Wayne Norton—known here for his work on local history—is coming out with a new book on the history of the Fernie region called “Beneath the Coal Dust”.

Norton, who has family roots in Fernie, notes that the province’s southeast corner has rarely been included in narratives about the provincial past. Beneath the Coal Dust: Historical Journeys in the Elk Valley and Crowsnest Pass invites readers to explore a dozen forgotten topics, ranging from the champion women’s ice hockey team to the controversial red-light district, the historic brewery, and the history of the Chinese community.

“My interest in Fernie history began with a visit here in the early 1990s,” says Norton. That’s when he noticed how different the community seemed compared to his memories of childhood visits. The men he remembers gathering to chat on street corners downtown were gone, and his grandparents’ house on Mason Avenue had been relocated to make room for the Three Sisters Motel.

“When I started to become interested in the local past,” he explains, “I found it had been sadly neglected by historians.” He began to seek others who shared his interest and soon co-edited two collections of articles. Norton’s previous book with Caitlin Press, Fernie at War, 1914-1919, won the Community History award from the BC Historical Federation. Of his new book, Norton says he hopes the title speaks for itself. He also hopes readers will come to share his belief that the Elk Valley has the most fascinating and diverse history in all of British Columbia.

Historical Journeys in the Elk Valley and Crowsnest Pass can be ordered through independent bookstores, Indigo, and from the publisher, Caitlin Press. It can also be purchased at the official book launch at The Fernie Museum which will take place on October 8th.
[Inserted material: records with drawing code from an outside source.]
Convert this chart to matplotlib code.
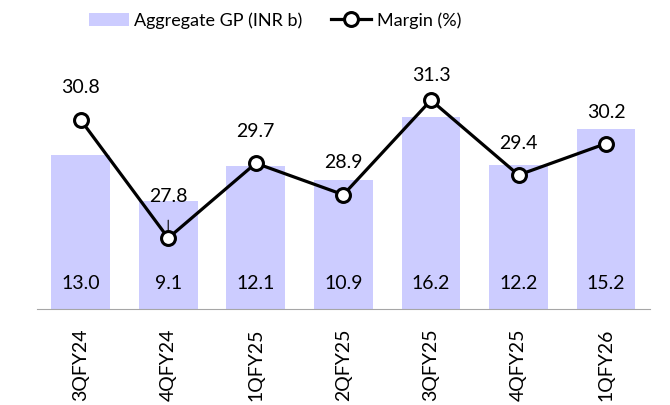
import matplotlib.pyplot as plt

plt.rcParams['font.family'] = ['Lato', 'DejaVu Sans']

quarters = ['3QFY24', '4QFY24', '1QFY25', '2QFY25', '3QFY25', '4QFY25', '1QFY26']
gp = [13.0, 9.1, 12.1, 10.9, 16.2, 12.2, 15.2]
margin = [30.8, 27.8, 29.7, 28.9, 31.3, 29.4, 30.2]
# label offsets above the markers (points)
label_dy = [23, 30, 22.5, 23, 17.5, 23, 22.5]

fig = plt.figure(figsize=(6.7, 4.05), dpi=100)
ax = fig.add_axes([0.055, 0.237, 0.915, 0.613])
x = list(range(len(quarters)))

bars = ax.bar(x, gp, width=0.67, color='#CCCCFF', label='Aggregate GP (INR b)')
for xi, v in zip(x, gp):
    ax.annotate(f'{v:.1f}', (xi, 0), xytext=(0, 18.5), textcoords='offset points',
                ha='center', va='center', fontsize=14)
ax.set_ylim(0, 21)
ax.set_xlim(-0.5, len(quarters) - 0.5)
ax.set_yticks([])
for s in ['top', 'right', 'left']:
    ax.spines[s].set_visible(False)
ax.spines['bottom'].set_color('#A6A6A6')
ax.set_xticks(x)
ax.set_xticklabels(quarters, rotation=90, fontsize=14)
ax.tick_params(axis='x', length=0, pad=14)

ax2 = ax.twinx()
line, = ax2.plot(x, margin, color='black', lw=2.3, marker='o', ms=10,
                 mfc='white', mec='black', mew=2.2, label='Margin (%)')
ax2.set_ylim(26, 32.3)
ax2.set_yticks([])
for s in ax2.spines.values():
    s.set_visible(False)
for xi, v, dy in zip(x, margin, label_dy):
    if v == 27.8:
        ax2.annotate(f'{v:.1f}', (xi, v), xytext=(0, dy), textcoords='offset points',
                     ha='center', va='center', fontsize=14,
                     arrowprops=dict(arrowstyle='-', color='black', lw=0.8,
                                     shrinkA=9, shrinkB=4))
    else:
        ax2.annotate(f'{v:.1f}', (xi, v), xytext=(0, dy), textcoords='offset points',
                     ha='center', va='center', fontsize=14)

fig.legend(handles=[bars, line], loc='center left', bbox_to_anchor=(0.133, 0.95),
           ncol=2, frameon=False, fontsize=13, handlelength=2.2, columnspacing=1.6,
           handletextpad=0.3, borderpad=0, borderaxespad=0)

fig.savefig('out.png', dpi=100)
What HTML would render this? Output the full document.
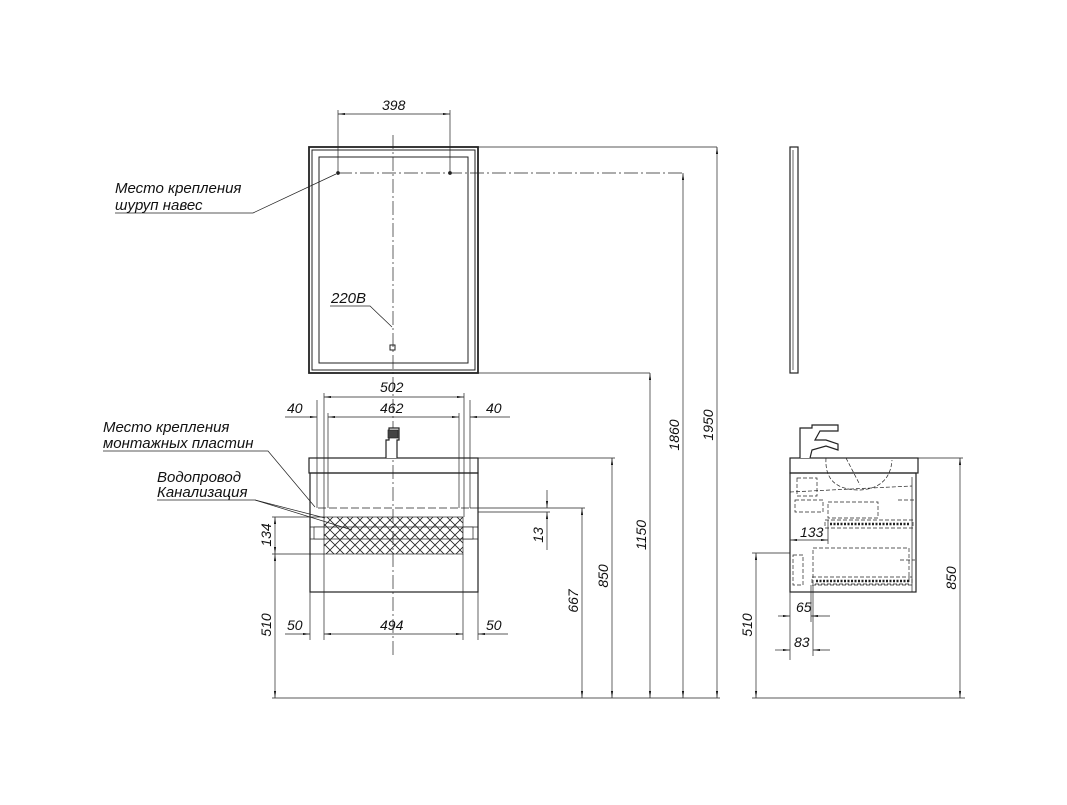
<!DOCTYPE html>
<html><head><meta charset="utf-8"><style>
html,body{margin:0;padding:0;background:#fff}
svg text{font-family:"Liberation Sans",sans-serif;font-style:italic;fill:#111}
</style></head><body>
<svg width="1067" height="800" viewBox="0 0 1067 800" xmlns="http://www.w3.org/2000/svg">
<defs>
<marker id="a" viewBox="0 0 10 6" refX="10" refY="3" markerWidth="10" markerHeight="6" orient="auto-start-reverse"><path d="M0,1.5 L10,3 L0,4.5z" fill="#111"/></marker>
<pattern id="h" width="10" height="10" patternUnits="userSpaceOnUse"><path d="M0,0 L10,10 M10,0 L0,10" stroke="#222" stroke-width="0.8"/></pattern>
</defs>
<g stroke="#222" fill="none" stroke-width="0.7">
<rect x="309" y="147" width="169" height="226" stroke-width="1.8"/>
<rect x="312" y="150" width="163" height="220" stroke-width="1"/>
<rect x="319" y="157" width="149" height="206" stroke-width="1"/>
<line x1="393" y1="135" x2="393" y2="655" stroke-dasharray="14,3,2,3"/>
<line x1="338" y1="173" x2="683" y2="173" stroke-dasharray="14,3,2,3"/>
<line x1="478" y1="147" x2="717" y2="147"/>
<line x1="478" y1="373" x2="650" y2="373"/>
<line x1="338" y1="110" x2="338" y2="173"/><line x1="450" y1="110" x2="450" y2="173"/>
<line x1="338" y1="114" x2="450" y2="114" marker-start="url(#a)" marker-end="url(#a)"/>
<circle cx="338" cy="173" r="1.5" fill="#222"/><circle cx="450" cy="173" r="1.5" fill="#222"/>
<polyline points="115,213 253,213 336,174"/>
<polyline points="330,306 370,306 392,327"/>
<rect x="390" y="345" width="5" height="5" stroke-width="1"/>
<line x1="717" y1="147" x2="717" y2="698" marker-start="url(#a)" marker-end="url(#a)"/>
<line x1="683" y1="173" x2="683" y2="698" marker-start="url(#a)" marker-end="url(#a)"/>
<line x1="650" y1="373" x2="650" y2="698" marker-start="url(#a)" marker-end="url(#a)"/>
<line x1="612" y1="458" x2="612" y2="698" marker-start="url(#a)" marker-end="url(#a)"/>
<line x1="582" y1="508" x2="582" y2="698" marker-start="url(#a)" marker-end="url(#a)"/>
<line x1="272" y1="698" x2="720" y2="698"/>
<rect x="309" y="458" width="169" height="15" stroke-width="1.2"/>
<rect x="310" y="473" width="168" height="119" stroke-width="1.2"/>
<line x1="478" y1="458" x2="615" y2="458"/>
<path d="M386,458 L386,440 L389,440 L389,428 L399,428 L399,440 L397,440 L397,458" stroke-width="1.2" fill="#fff"/>
<rect x="388" y="430" width="10" height="8" fill="#444"/>
<rect x="324" y="517" width="139" height="37" fill="url(#h)"/>
<line x1="310" y1="527" x2="478" y2="527"/><line x1="310" y1="539" x2="478" y2="539"/>
<rect x="314" y="527" width="10" height="12" fill="#fff"/><rect x="463" y="527" width="10" height="12" fill="#fff"/>
<line x1="318" y1="508" x2="470" y2="508" stroke-dasharray="8,3"/>
<line x1="470" y1="508" x2="585" y2="508"/>
<line x1="478" y1="512" x2="550" y2="512"/>
<line x1="547" y1="490" x2="547" y2="508" marker-end="url(#a)"/>
<line x1="547" y1="512" x2="547" y2="550" marker-start="url(#a)"/>
<line x1="272" y1="517" x2="324" y2="517"/><line x1="272" y1="554" x2="324" y2="554"/>
<line x1="275" y1="517" x2="275" y2="554" marker-start="url(#a)" marker-end="url(#a)"/>
<line x1="275" y1="554" x2="275" y2="698" marker-start="url(#a)" marker-end="url(#a)"/>
<line x1="317" y1="400" x2="317" y2="508"/><line x1="324" y1="393" x2="324" y2="517"/>
<line x1="328" y1="413" x2="328" y2="508"/><line x1="459" y1="413" x2="459" y2="508"/>
<line x1="464" y1="393" x2="464" y2="517"/><line x1="470" y1="400" x2="470" y2="508"/>
<line x1="324" y1="397" x2="464" y2="397" marker-start="url(#a)" marker-end="url(#a)"/>
<line x1="328" y1="417" x2="459" y2="417" marker-start="url(#a)" marker-end="url(#a)"/>
<line x1="285" y1="417" x2="317" y2="417" marker-end="url(#a)"/>
<line x1="470" y1="417" x2="510" y2="417" marker-start="url(#a)"/>
<line x1="310" y1="592" x2="310" y2="640"/><line x1="324" y1="554" x2="324" y2="640"/>
<line x1="463" y1="554" x2="463" y2="640"/><line x1="478" y1="592" x2="478" y2="640"/>
<line x1="324" y1="634" x2="463" y2="634" marker-start="url(#a)" marker-end="url(#a)"/>
<line x1="285" y1="634" x2="310" y2="634" marker-end="url(#a)"/>
<line x1="478" y1="634" x2="508" y2="634" marker-start="url(#a)"/>
<polyline points="103,451 268,451 315,507"/>
<polyline points="157,500 255,500 325,518"/>
<line x1="255" y1="500" x2="352" y2="530"/>
<rect x="790" y="147" width="8" height="226" stroke-width="1.2"/>
<line x1="793" y1="150" x2="793" y2="370"/>
<rect x="790" y="458" width="128" height="15" stroke-width="1.2"/>
<rect x="790" y="473" width="126" height="119" stroke-width="1.2"/>
<line x1="912" y1="477" x2="912" y2="592"/>
<line x1="918" y1="458" x2="963" y2="458"/>
<path d="M800,458 L800,428 L812,428 L812,425 L838,425 L838,431 L820,431 L815,440 L826,440 L838,444 L838,450 L826,446 L812,450 L810,458" stroke-width="1.2" fill="#fff"/>
<g stroke-dasharray="4,2">
<path d="M826,458 Q824,490 860,490 Q890,488 892,460"/>
<path d="M846,458 L860,485"/>
<rect x="797" y="478" width="20" height="18"/>
<rect x="795" y="500" width="28" height="12"/>
<rect x="828" y="502" width="50" height="16"/>
<rect x="825" y="520" width="88" height="8"/>
<rect x="813" y="548" width="96" height="36"/>
<rect x="812" y="577" width="100" height="8"/>
<rect x="793" y="555" width="10" height="30"/>
<line x1="790" y1="492" x2="912" y2="486"/>
<line x1="898" y1="500" x2="915" y2="500"/>
<line x1="900" y1="560" x2="915" y2="560"/>
</g>
<g stroke="#222" stroke-width="2.5" stroke-dasharray="2,1.5"><line x1="830" y1="524" x2="910" y2="524"/><line x1="816" y1="581" x2="910" y2="581"/></g>
<line x1="960" y1="458" x2="960" y2="698" marker-start="url(#a)" marker-end="url(#a)"/>
<line x1="752" y1="698" x2="965" y2="698"/>
<line x1="752" y1="553" x2="790" y2="553"/>
<line x1="756" y1="553" x2="756" y2="698" marker-start="url(#a)" marker-end="url(#a)"/>
<line x1="790" y1="540" x2="790" y2="660"/>
<line x1="828" y1="520" x2="828" y2="544"/>
<line x1="790" y1="540" x2="828" y2="540" marker-start="url(#a)" marker-end="url(#a)"/>
<line x1="811" y1="585" x2="811" y2="622"/>
<line x1="813" y1="585" x2="813" y2="656"/>
<line x1="778" y1="616" x2="790" y2="616" marker-end="url(#a)"/>
<line x1="811" y1="616" x2="830" y2="616" marker-start="url(#a)"/>
<line x1="775" y1="650" x2="790" y2="650" marker-end="url(#a)"/>
<line x1="813" y1="650" x2="830" y2="650" marker-start="url(#a)"/>
</g>
<g font-size="15">
<text x="115" y="193">Место крепления</text>
<text x="115" y="210">шуруп навес</text>
<text x="103" y="432">Место крепления</text>
<text x="103" y="448">монтажных пластин</text>
<text x="157" y="482">Водопровод</text>
<text x="157" y="497">Канализация</text>
<text x="331" y="303">220В</text>
</g>
<g font-size="14">
<text x="382" y="110">398</text>
<text x="380" y="392">502</text>
<text x="380" y="413">462</text>
<text x="287" y="413">40</text>
<text x="486" y="413">40</text>
<text x="380" y="630">494</text>
<text x="287" y="630">50</text>
<text x="486" y="630">50</text>
<text x="800" y="537">133</text>
<text x="796" y="612">65</text>
<text x="794" y="647">83</text>
<text transform="translate(713,425) rotate(-90)" text-anchor="middle">1950</text>
<text transform="translate(679,435) rotate(-90)" text-anchor="middle">1860</text>
<text transform="translate(646,535) rotate(-90)" text-anchor="middle">1150</text>
<text transform="translate(608,576) rotate(-90)" text-anchor="middle">850</text>
<text transform="translate(578,601) rotate(-90)" text-anchor="middle">667</text>
<text transform="translate(543,535) rotate(-90)" text-anchor="middle">13</text>
<text transform="translate(271,535) rotate(-90)" text-anchor="middle">134</text>
<text transform="translate(271,625) rotate(-90)" text-anchor="middle">510</text>
<text transform="translate(956,578) rotate(-90)" text-anchor="middle">850</text>
<text transform="translate(752,625) rotate(-90)" text-anchor="middle">510</text>
</g>
</svg>
</body></html>
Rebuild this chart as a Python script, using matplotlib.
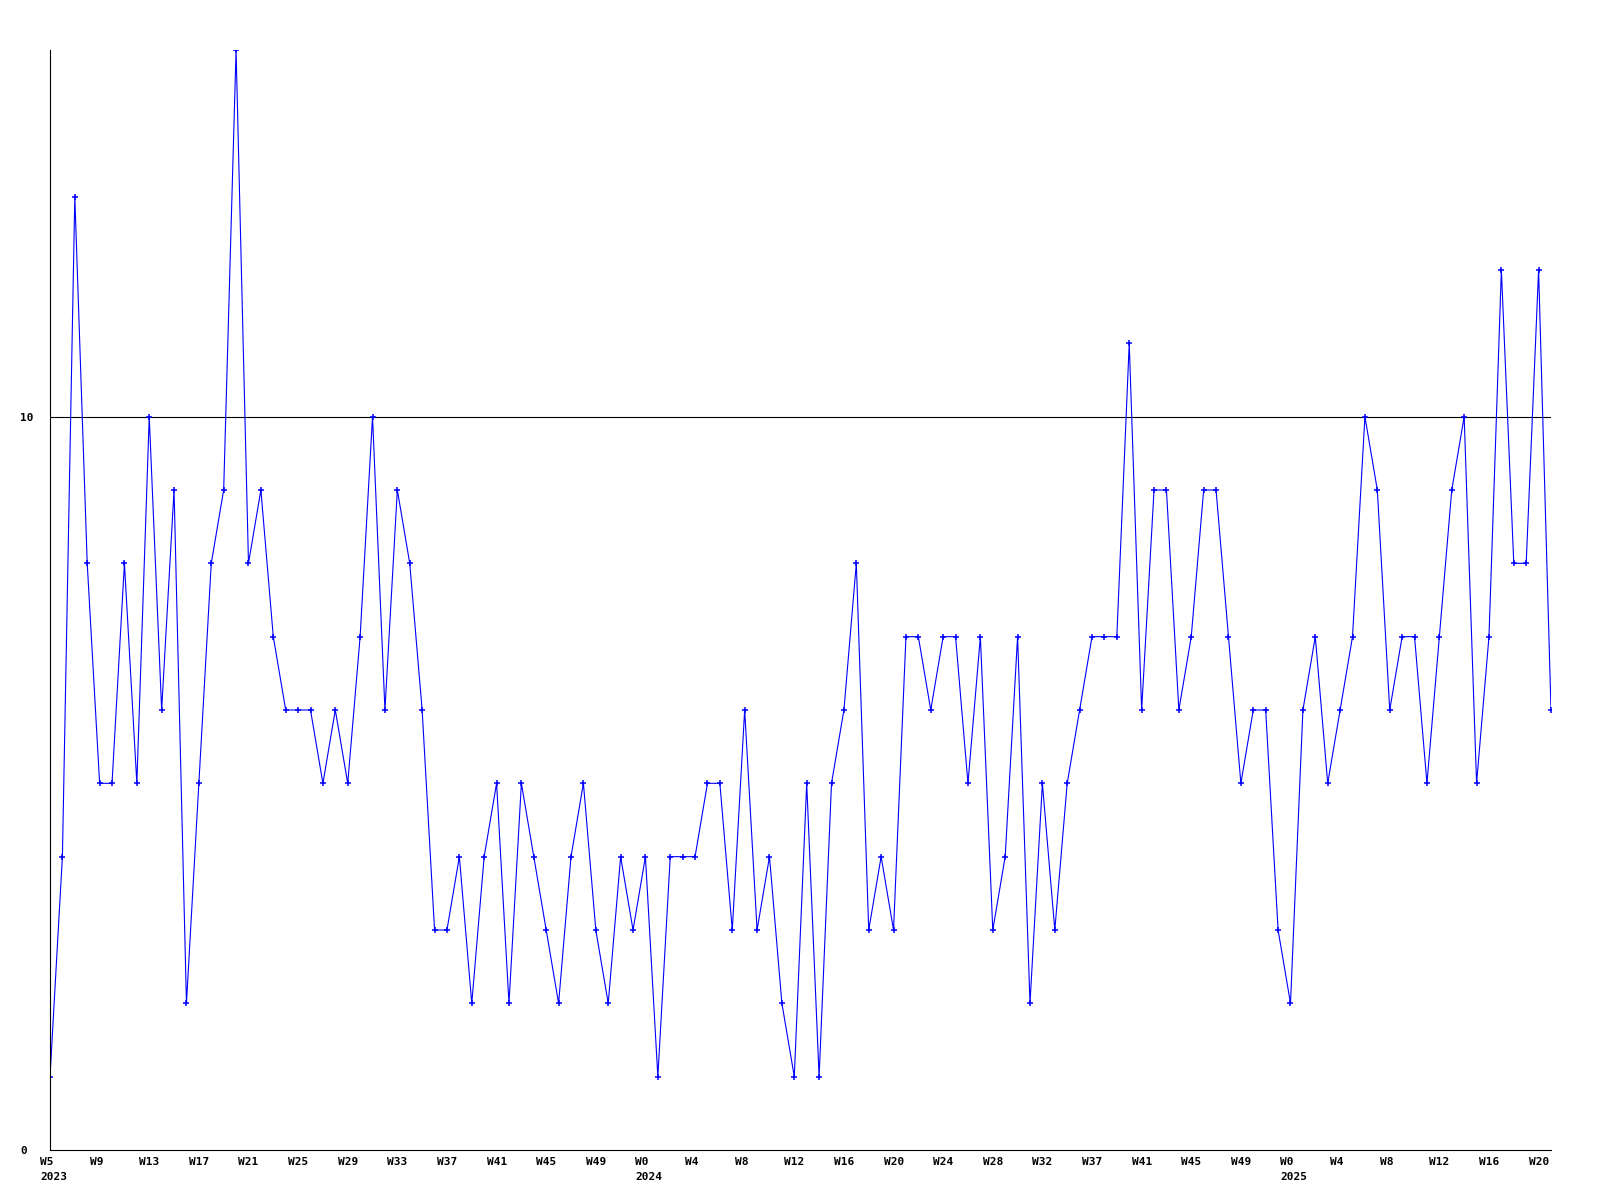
import matplotlib
matplotlib.use('Agg')
import matplotlib.pyplot as plt
from matplotlib.transforms import offset_copy

# weekly counts, W5 2023 .. W21 2025
values = [1, 4, 13, 8, 5, 5, 8, 5, 10, 6, 9, 2, 5, 8, 9, 15, 8, 9, 7, 6,
          6, 6, 5, 6, 5, 7, 10, 6, 9, 8, 6, 3, 3, 4, 2, 4, 5, 2, 5, 4,
          3, 2, 4, 5, 3, 2, 4, 3, 4, 1, 4, 4, 4, 5, 5, 3, 6, 3, 4, 2,
          1, 5, 1, 5, 6, 8, 3, 4, 3, 7, 7, 6, 7, 7, 5, 7, 3, 4, 7, 2,
          5, 3, 5, 6, 7, 7, 7, 11, 6, 9, 9, 6, 7, 9, 9, 7, 5, 6, 6, 3,
          2, 6, 7, 5, 6, 7, 10, 9, 6, 7, 7, 5, 7, 9, 10, 5, 7, 12, 8, 8,
          12, 6]

# x labels every 4th week
tick_weeks = ['W5', 'W9', 'W13', 'W17', 'W21', 'W25', 'W29', 'W33', 'W37', 'W41', 'W45', 'W49',
              'W0', 'W4', 'W8', 'W12', 'W16', 'W20', 'W24', 'W28', 'W32', 'W37', 'W41', 'W45', 'W49',
              'W0', 'W4', 'W8', 'W12', 'W16', 'W20']
tick_years = ['2023'] + [''] * 11 + ['2024'] + [''] * 12 + ['2025'] + [''] * 5

y_ticks = [0, 10]

plt.rcParams['font.family'] = 'DejaVu Sans Mono'
plt.rcParams['font.weight'] = 'bold'
plt.rcParams['font.size'] = 8

fig = plt.figure(figsize=(16, 12), dpi=100)
ax = fig.add_axes([50 / 1600, 50 / 1200, 1501 / 1600, 1100 / 1200])

x = list(range(len(values)))
ax.plot(x, values, color='#0000ff', lw=0.8, marker='+', ms=4, mew=1.1)
ax.axhline(10, color='black', lw=0.8, zorder=1)

ax.set_xlim(0, len(values) - 1)
ax.set_ylim(0, 15)

# week / year labels, left aligned a bit before the point
tick_pos = list(range(0, len(values), 4))
ax.set_xticks(tick_pos)
ax.set_xticklabels([])
base = ax.get_xaxis_transform()
week_tr = offset_copy(base, fig=fig, x=-10, y=-12, units='dots')
year_tr = offset_copy(base, fig=fig, x=-10, y=-27, units='dots')
for p, w, yr in zip(tick_pos, tick_weeks, tick_years):
    ax.text(p, 0, w, transform=week_tr, ha='left', va='center', clip_on=False)
    if yr:
        ax.text(p, 0, yr, transform=year_tr, ha='left', va='center', clip_on=False)

# y labels start at the same x, left aligned
ax.set_yticks(y_ticks)
ax.set_yticklabels([str(v) for v in y_ticks], ha='left')
ax.tick_params(axis='x', length=0)
ax.tick_params(axis='y', length=0, pad=21.5)

ax.spines['top'].set_visible(False)
ax.spines['right'].set_visible(False)
ax.spines['left'].set_linewidth(0.8)
ax.spines['bottom'].set_linewidth(0.8)

fig.savefig('out.png', dpi=100)
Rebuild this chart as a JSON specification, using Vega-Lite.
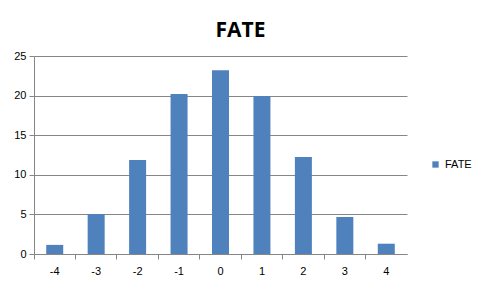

Wayne Norton was born in Calgary, raised as an Air Force brat in Canada and Scotland, and now lives in Victoria, BC. Wayne’s teaching career in British Columbia and England involved classes ranging from Kindergarten to Grade 12 in subjects such as music, special education and history. More recently, he worked as a research consultant for the Indian Residential School Resolution Process. With degrees in history from Simon Fraser University and the University of British Columbia, Wayne enjoys exploring neglected topics. In his many published books and articles Wayne has delved into Canadian music from the Great War, women’s ice hockey, public health, and the local histories of Kamloops and Fernie. His most recent book, Fernie at War: 1914-1919, won the Community History Award from the BC Historical Federation. Wayne is a member of historical associations in Victoria and Fernie. He notes that his three young grandchildren continue to delight—even as they remind him how quickly time passes by.